経営の健全性・効率性について
単年度の収支を示す収益的収支比率については、直近5年において右肩上がりとなっており改善傾向に見られるが、これは地方債償還金が順次完済されていることによるものであると考えられる。使用料収入については、令和元年10月1日の消費税率の改定により使用料単価が消費税率分(2%)上がっているにも関わらず減少しており、今後も人口減少や住民の節水志向により減少していくことが見込まれる。企業債残高は類似団体平均と比較して低いが、今後予定している汚水処理施設の改築更新による借入金が増加していくことが見込まれる。しかしながら、汚水処理施設建設当時に借入れた債務が順次完済されるため、企業債残高は一定の水準で推移していくと考えられる。経費回収率は100%を下回っており、汚水処理費用を使用料収入で賄えておらず、類似団体平均と比較しても低い状況である。
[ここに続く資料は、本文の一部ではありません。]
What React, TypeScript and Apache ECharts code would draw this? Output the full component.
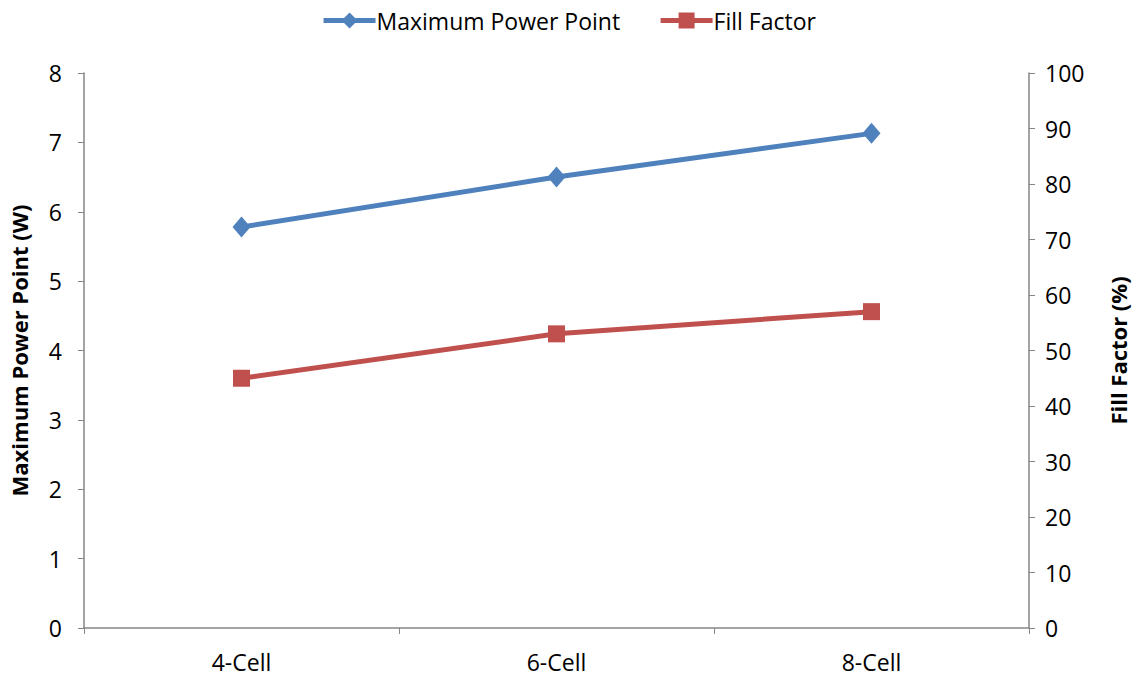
import React, { useEffect, useRef } from "react";
import * as echarts from "echarts";

// Module configurations and their measured outputs
const categories = ["4-Cell", "6-Cell", "8-Cell"];
const maxPowerPoint = [5.78, 6.5, 7.13]; // W
const fillFactor = [45, 53, 57]; // %
const leftTicks = { min: 0, max: 8, interval: 1 };
const rightTicks = { min: 0, max: 100, interval: 10 };

const FONT = "'Open Sans', Lato, 'Noto Sans', sans-serif";
const AXIS_GRAY = "#868686";
const BLUE = "#4F81BD";
const RED = "#C0504D";

export default function App() {
  const ref = useRef<HTMLDivElement>(null);

  useEffect(() => {
    if (!ref.current) return;
    const chart = echarts.init(ref.current, undefined, { renderer: "svg" });
    const axisLabel = { color: "#000", fontSize: 23, fontFamily: FONT };
    const nameStyle = { fontSize: 22, fontWeight: "bold", color: "#000", fontFamily: FONT };
    chart.setOption({
      animation: false,
      textStyle: { fontFamily: FONT },
      legend: {
        top: 4,
        left: "center",
        itemWidth: 52,
        itemHeight: 20,
        itemGap: 38,
        lineStyle: { width: 5 },
        textStyle: { color: "#000", fontSize: 23, fontFamily: FONT, padding: [0, 0, 0, -4] },
        data: ["Maximum Power Point", "Fill Factor"],
      },
      grid: {
        left: 84,
        right: 108,
        top: 73,
        bottom: 49,
        containLabel: false,
        outerBoundsMode: "none",
      },
      xAxis: {
        type: "category",
        data: categories,
        boundaryGap: true,
        axisLine: { lineStyle: { color: AXIS_GRAY, width: 1.5 } },
        axisTick: { show: true, length: 6, lineStyle: { color: AXIS_GRAY } },
        axisLabel: { ...axisLabel, margin: 22 },
        splitLine: { show: false },
      },
      yAxis: [
        {
          type: "value",
          position: "left",
          ...leftTicks,
          name: "Maximum Power Point (W)",
          nameLocation: "middle",
          nameRotate: 90,
          nameGap: 54,
          nameTextStyle: nameStyle,
          axisLine: { show: true, lineStyle: { color: AXIS_GRAY, width: 1.5 } },
          axisTick: { show: true, length: 6, lineStyle: { color: AXIS_GRAY } },
          axisLabel: { ...axisLabel, margin: 22 },
          splitLine: { show: false },
        },
        {
          type: "value",
          position: "right",
          ...rightTicks,
          name: "Fill Factor (%)",
          nameLocation: "middle",
          nameRotate: 90,
          nameGap: 78,
          nameTextStyle: nameStyle,
          axisLine: { show: true, lineStyle: { color: AXIS_GRAY, width: 1.5 } },
          axisTick: { show: true, length: 6, lineStyle: { color: AXIS_GRAY } },
          axisLabel: { ...axisLabel, margin: 16 },
          splitLine: { show: false },
        },
      ],
      series: [
        {
          name: "Maximum Power Point",
          type: "line",
          yAxisIndex: 0,
          data: maxPowerPoint,
          symbol: "diamond",
          symbolSize: [18, 21],
          lineStyle: { color: BLUE, width: 5 },
          itemStyle: { color: BLUE },
        },
        {
          name: "Fill Factor",
          type: "line",
          yAxisIndex: 1,
          data: fillFactor,
          symbol: "rect",
          symbolSize: 17,
          lineStyle: { color: RED, width: 5 },
          itemStyle: { color: RED },
        },
      ],
    });
    return () => chart.dispose();
  }, []);

  return <div ref={ref} style={{ width: 1137, height: 677, position: "absolute", left: 0, top: 0, background: "#fff" }} />;
}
接続率は93.1%と高く今後も大幅な増収は見込めないため、より一層汚水処理費の縮減に努め、それでもなお汚水処理費用を使用料収入で賄えない場合は施設の運転方法の見直しや使用料改定を含め検討していかなければならない。
老朽化の状況について
下水道処理施設については、供用開始から34年経過しており、汚水処理施設の老朽化が著しい。近年、修繕料などの維持管理費は増加傾向にあり、汚水処理原価は今後さらに増加していくことが予想される。そのため平成25年度に処理施設の長寿命化計画を策定し、平成26年度から改築更新を実施している。また、令和3年度にはストックマネジメント計画を変更し、今後はストックマネジメント計画に基づく改築更新を実施していく予定である。汚水管路施設については、汚水処理施設と同様に供用開始から34年経過しているが、順次管渠内のカメラ調査を実施しており、不具合箇所の修繕を実施している。また、今後はストックマネジメント計画に基づく点検・調査等を実施していく予定である。なお、現在大きな不具合は発生していない。
全体総括
水洗化率は類似団体平均と比較して高い水準であるが、使用料収入については今後の人口減少、住民の節水志向に伴い、今後も減少していくことが予想される。処理施設の老朽化のため、今後はストックマネジメント計画に基づく改築更新を実施予定だが、改築更新には多額の費用がかかり、その借入金の償還により経営を圧迫していくと考えられる。これまで減少傾向であった企業債残高が改築更新の実施に伴い一定の水準で推移していくと考えられることから、より一層、維持管理の節減に努めなければならない。また、施設利用率については、建設当時の行政人口、観光人口の伸びを見込んで処理能力を決定していたが、昨今の人口減少や節水志向により50%を下回っている。この処理区はすでに面整備が完了しているため、他処理区の面整備を進め、その汚水を取り込むことで施設の有効利用を図っていきたい。